DMV to Uber: Halt your Self-Driving Cars
California’s Department of Motor Vehicles is telling Uber that it “must cease” its autonomous vehicle experiment on San Francisco streets and a get a permit, threatening possible legal action if the company doesn’t comply.
The Associated Press reports that California regulators sent San Francisco-based Uber Technologies Inc. a letter saying while the regulator “encourages the responsible exploration of self-driving cars,” doing it without a permit is illegal. So far, 20 other companies have received permits for testing self-driving vehicles from the DMV.
Uber’s response so far has been defiant, saying that since its cars can’t drive “without the active physical control or monitoring of a natural person,” they don’t technically qualify as autonomous.
“This is where science and logic needs to trump blind compliance,” Anthony Levandowski, the leader of Uber’s self-driving program told the AP.
Uber’s history of skirting regulations have turned costly in the past. According to The Guardian, the ride-sharing company has had to pay out more than $160 million in lawsuits since 2009.
Grayson Brulte, an innovation consultant and co-chair of the City of Beverly Hills Mayor’s Autonomous Vehicle Task Force said that Uber’s move to ignore the DMV rule was calculated and – in his mind – was meant to push the conversation about autonomous vehicle regulations into the public sphere.
“Uber is being Uber, that’s what it comes down to. They’re forcing the hand of the regulators and the DMV,” Brulte said. “The DMV can force them to cease and desist and the big question will be how hard Uber will push back.”
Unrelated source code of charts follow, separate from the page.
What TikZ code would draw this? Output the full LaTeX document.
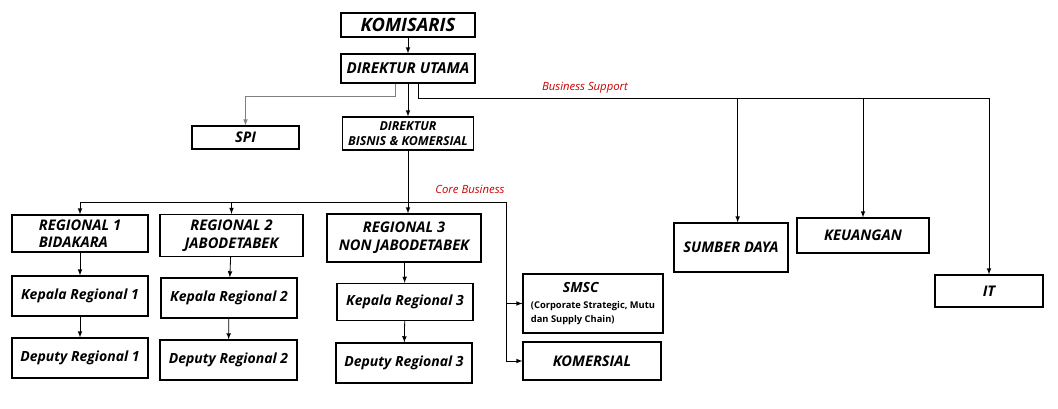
\documentclass[tikz,border=0pt]{standalone}
\usepackage{fontspec}
\usepackage{tikz}
\usetikzlibrary{arrows}
\newfontfamily\orgfont{Open Sans}
\newcommand\fsz[1]{\fontsize{#1}{\dimexpr#1pt*6/5\relax}\selectfont}

\begin{document}
\begin{tikzpicture} [x=0.75pt, y=-0.75pt, >=latex,
box/.style={draw, line width=0.9pt, inner sep=0pt, align=center, font=\orgfont\bfseries\itshape\fsz{10.5}},
capbox/.style={box, font=\orgfont\bfseries\itshape\fsz{11}},
link/.style={line width=0.6pt},
tag/.style={text=red!80!black, font=\orgfont\itshape\fsz{8.5}, inner sep=0pt}]
\useasboundingbox (0,0) rectangle (1058,409);
\node[box, minimum width=100.5pt, minimum height=18pt, font=\orgfont\bfseries\itshape\fsz{13.8}](kom) at (408,25){KOMISARIS};
\node[capbox, minimum width=100.5pt, minimum height=21.75pt, font=\orgfont\bfseries\itshape\fsz{11.3}](du) at (408,68.5){DIREKTUR UTAMA};
\node[capbox, minimum width=80.25pt, minimum height=17.25pt](spi) at (245.5,137.5){SPI};
\node[box, minimum width=98.25pt, minimum height=24.75pt, font=\orgfont\bfseries\itshape\fsz{9.3}](dbk) at (408,133.5){DIREKTUR\\BISNIS \& KOMERSIAL};
\node[capbox, minimum width=102pt, minimum height=27.75pt, align=left](r1) at (80,233.5){REGIONAL 1\\BIDAKARA};
\node[capbox, minimum width=107.25pt, minimum height=31.5pt](r2) at (231.5,235.5){REGIONAL 2\\JABODETABEK};
\node[capbox, minimum width=115.5pt, minimum height=36pt](r3) at (404,238){REGIONAL 3\\NON JABODETABEK};
\node[box, minimum width=102pt, minimum height=30pt](k1) at (80,296){Kepala Regional 1};
\node[box, minimum width=102pt, minimum height=30pt](k2) at (229,298){Kepala Regional 2};
\node[box, minimum width=102pt, minimum height=27.75pt](k3) at (405,302){Kepala Regional 3};
\node[box, minimum width=102pt, minimum height=30pt](d1) at (80,358){Deputy Regional 1};
\node[box, minimum width=102.75pt, minimum height=30pt](d2) at (228.5,360){Deputy Regional 2};
\node[box, minimum width=102pt, minimum height=30pt](d3) at (404,363){Deputy Regional 3};
\node[box, minimum width=105pt, minimum height=44.25pt, align=left](smsc) at (593,303.5){\hspace*{24pt}SMSC\\[-1pt]{\upshape\fsz{7}(Corporate Strategic, Mutu}\\[-2pt]{\upshape\fsz{7}dan Supply Chain)}};
\node[capbox, minimum width=103.5pt, minimum height=28.5pt](kms) at (592,361){KOMERSIAL};
\node[capbox, minimum width=85.5pt, minimum height=36.75pt](sd) at (731,247.5){SUMBER DAYA};
\node[capbox, minimum width=99pt, minimum height=26.25pt](keu) at (863,235.5){KEUANGAN};
\node[capbox, minimum width=81pt, minimum height=24pt](it) at (989,291){IT};
\coordinate (bs) at (418,98);
\coordinate (sp) at (395,96);
\coordinate (cb) at (506,202);
\node[tag](bstag) at (585,88){Business Support};
\node[tag](cbtag) at (470,189){Core Business};
\draw [link,->](kom) -- (du);
\draw [link,->](du) -- (dbk);
\draw [link,->,gray](sp |- du.south) -- (sp) -| (spi);
\draw [link,->](bs |- du.south) -- (bs) -| (it);
\draw [link,->]([xshift=5pt]sd.north |- bs) -- ([xshift=5pt]sd.north);
\draw [link,->](keu.north |- bs) -- (keu);
\draw [link,->](dbk.south) -- (dbk.south |- r3.north);
\draw [link,->](cb) -| (r1);
\draw [link,->](cb -| r2.north) -- (r2);
\draw [link,->](cb) |- (smsc);
\draw [link,->](cb) |- (kms);
\draw [link,->](r1) -- (k1);
\draw [link,->](k1) -- (d1);
\draw [link,->](r2) -- (k2);
\draw [link,->](k2) -- (d2);
\draw [link,->](r3) -- (k3);
\draw [link,->](k3) -- (d3);
\end{tikzpicture}
\end{document}
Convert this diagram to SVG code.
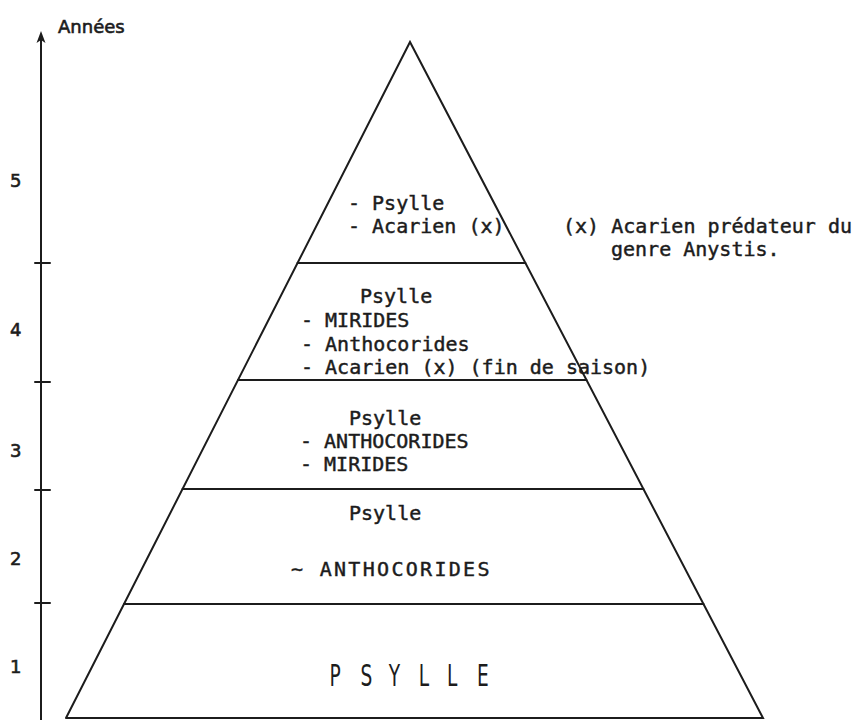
<svg xmlns="http://www.w3.org/2000/svg" width="862" height="720" viewBox="0 0 862 720">
<style>
.ln{stroke:#1c1c1c;stroke-width:2;fill:none;stroke-linecap:round}
.t{font-family:"DejaVu Sans Mono","Liberation Mono",monospace;font-size:20px;fill:#1c1c1c;stroke:#1c1c1c;stroke-width:0.45px}
.ax{font-family:"DejaVu Sans","Liberation Sans",sans-serif;font-size:18px;fill:#1c1c1c;stroke:#1c1c1c;stroke-width:0.6px}
</style>
<rect width="862" height="720" fill="#ffffff"/>
<g id="axis">
<line class="ln" x1="41" y1="36" x2="41" y2="720"/>
<polygon points="41,31 36.5,43 41,40 45.5,43" fill="#1c1c1c"/>
<line class="ln" x1="35" y1="263" x2="50" y2="263"/>
<line class="ln" x1="35" y1="382" x2="50" y2="382"/>
<line class="ln" x1="35" y1="490" x2="50" y2="490"/>
<line class="ln" x1="35" y1="603" x2="50" y2="603"/>
<text class="ax" x="58" y="33" font-size="19">Années</text>
<text class="ax" x="10" y="187">5</text>
<text class="ax" x="10" y="336">4</text>
<text class="ax" x="10" y="457">3</text>
<text class="ax" x="10" y="565">2</text>
<text class="ax" x="10" y="673">1</text>
</g>
<g id="pyramid">
<polyline class="ln" points="66,718 410,42 763,718 66,718"/>
</g>
<g id="year5">
<text class="t" x="348" y="210">- Psylle</text>
<text class="t" x="348" y="233">- Acarien (x)</text>
</g>
<g id="note">
<text class="t" x="563" y="233">(x) Acarien prédateur du</text>
<text class="t" x="611" y="256">genre Anystis.</text>
</g>
<g id="year4">
<line class="ln" x1="297.5" y1="263" x2="525.4" y2="263"/>
<text class="t" x="360" y="303">Psylle</text>
<text class="t" x="301" y="327">- MIRIDES</text>
<text class="t" x="301" y="351">- Anthocorides</text>
<text class="t" x="301" y="374">- Acarien (x) (fin de saison)</text>
</g>
<g id="year3">
<line class="ln" x1="238" y1="380" x2="586.5" y2="380"/>
<text class="t" x="349" y="425">Psylle</text>
<text class="t" x="300" y="448">- ANTHOCORIDES</text>
<text class="t" x="300" y="471">- MIRIDES</text>
</g>
<g id="year2">
<line class="ln" x1="182.5" y1="489" x2="643.4" y2="489"/>
<text class="t" x="349" y="520">Psylle</text>
<text class="t" x="291" y="576" letter-spacing="2.3">~ ANTHOCORIDES</text>
</g>
<g id="year1">
<line class="ln" x1="124" y1="604" x2="703.5" y2="604"/>
<text font-family="DejaVu Sans, Liberation Sans, sans-serif" font-size="31" fill="#1c1c1c" transform="translate(0,686) scale(0.6,1)" x="549 601 648 698 745 795" y="0">PSYLLE</text>
</g>
</svg>
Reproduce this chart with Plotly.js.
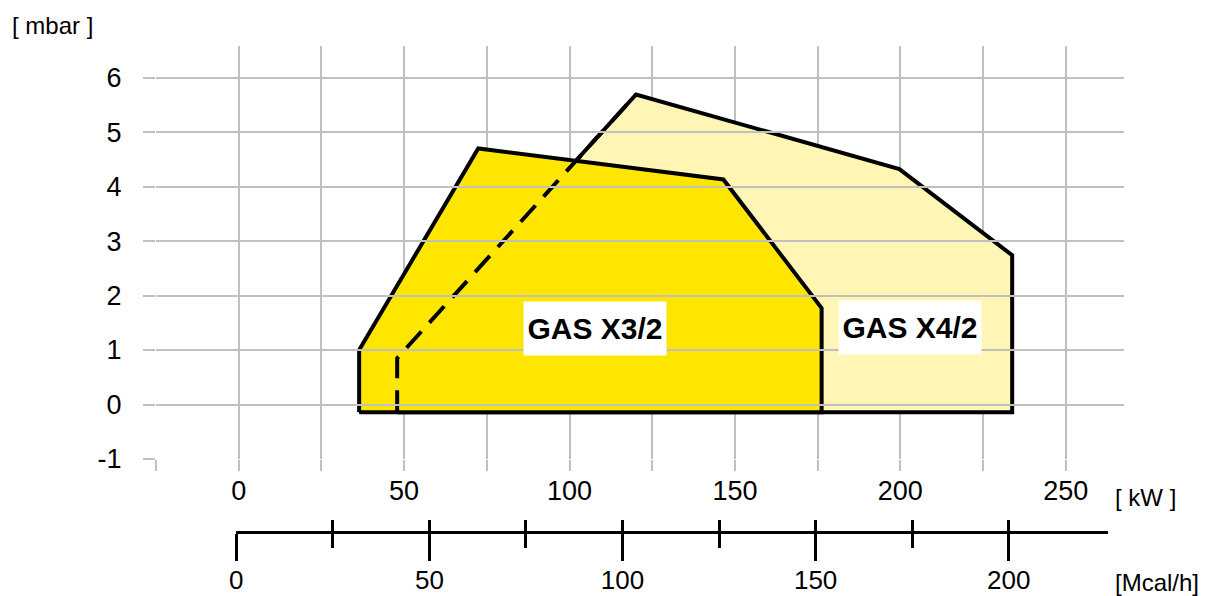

Brulte added that he thinks the tight regulations over self-driving vehicles in California have stymied innovation in the state and could lead to a delay in the ultimate goal of lowering deaths from vehicle collisions to zero.
“What a lot of companies are asking themselves is ‘do we want to operate under these regulatory environments or we want to go to other states where they’re embracing innovation,” Brulte said.
The company’s San Francisco test drive of its autonomous vehicle technology is its second go-around with its fleet of self-driving Volvos. Earlier this year the company piloted its self-driving technology on the streets of Pittsburgh.
That go-around did not require a permit since the rides were free and the company wasn’t considered to be “offering transportation services to the general public for compensation,” according to the Pennsylvania Utilities Commission.
Uber said it was rolling out its self-driving Volvos as a way to build out its offerings for riders and help its autonomous software learn new terrain.
“Starting today, riders who request an uberX in San Francisco will be matched with a Self-Driving Uber if one is available. Expanding our self-driving pilot allows us to continue to improve our technology through real-world operations,” an Uber blog post reads.
“With its challenging roads and often varied weather, Pittsburgh provided a wide array of experiences. San Francisco comes with its own nuances including more bikes on the road, high-traffic density and narrow lanes.”
While it’s unclear how Uber will ultimately respond to the challenge from the DMV, what is more apparent is that this will only be the beginning of the dispute between state regulators and the maverick company over autonomous vehicles.
“Whatever happens, it’s definitely going to get more interesting before it gets resolved,” Brulte said.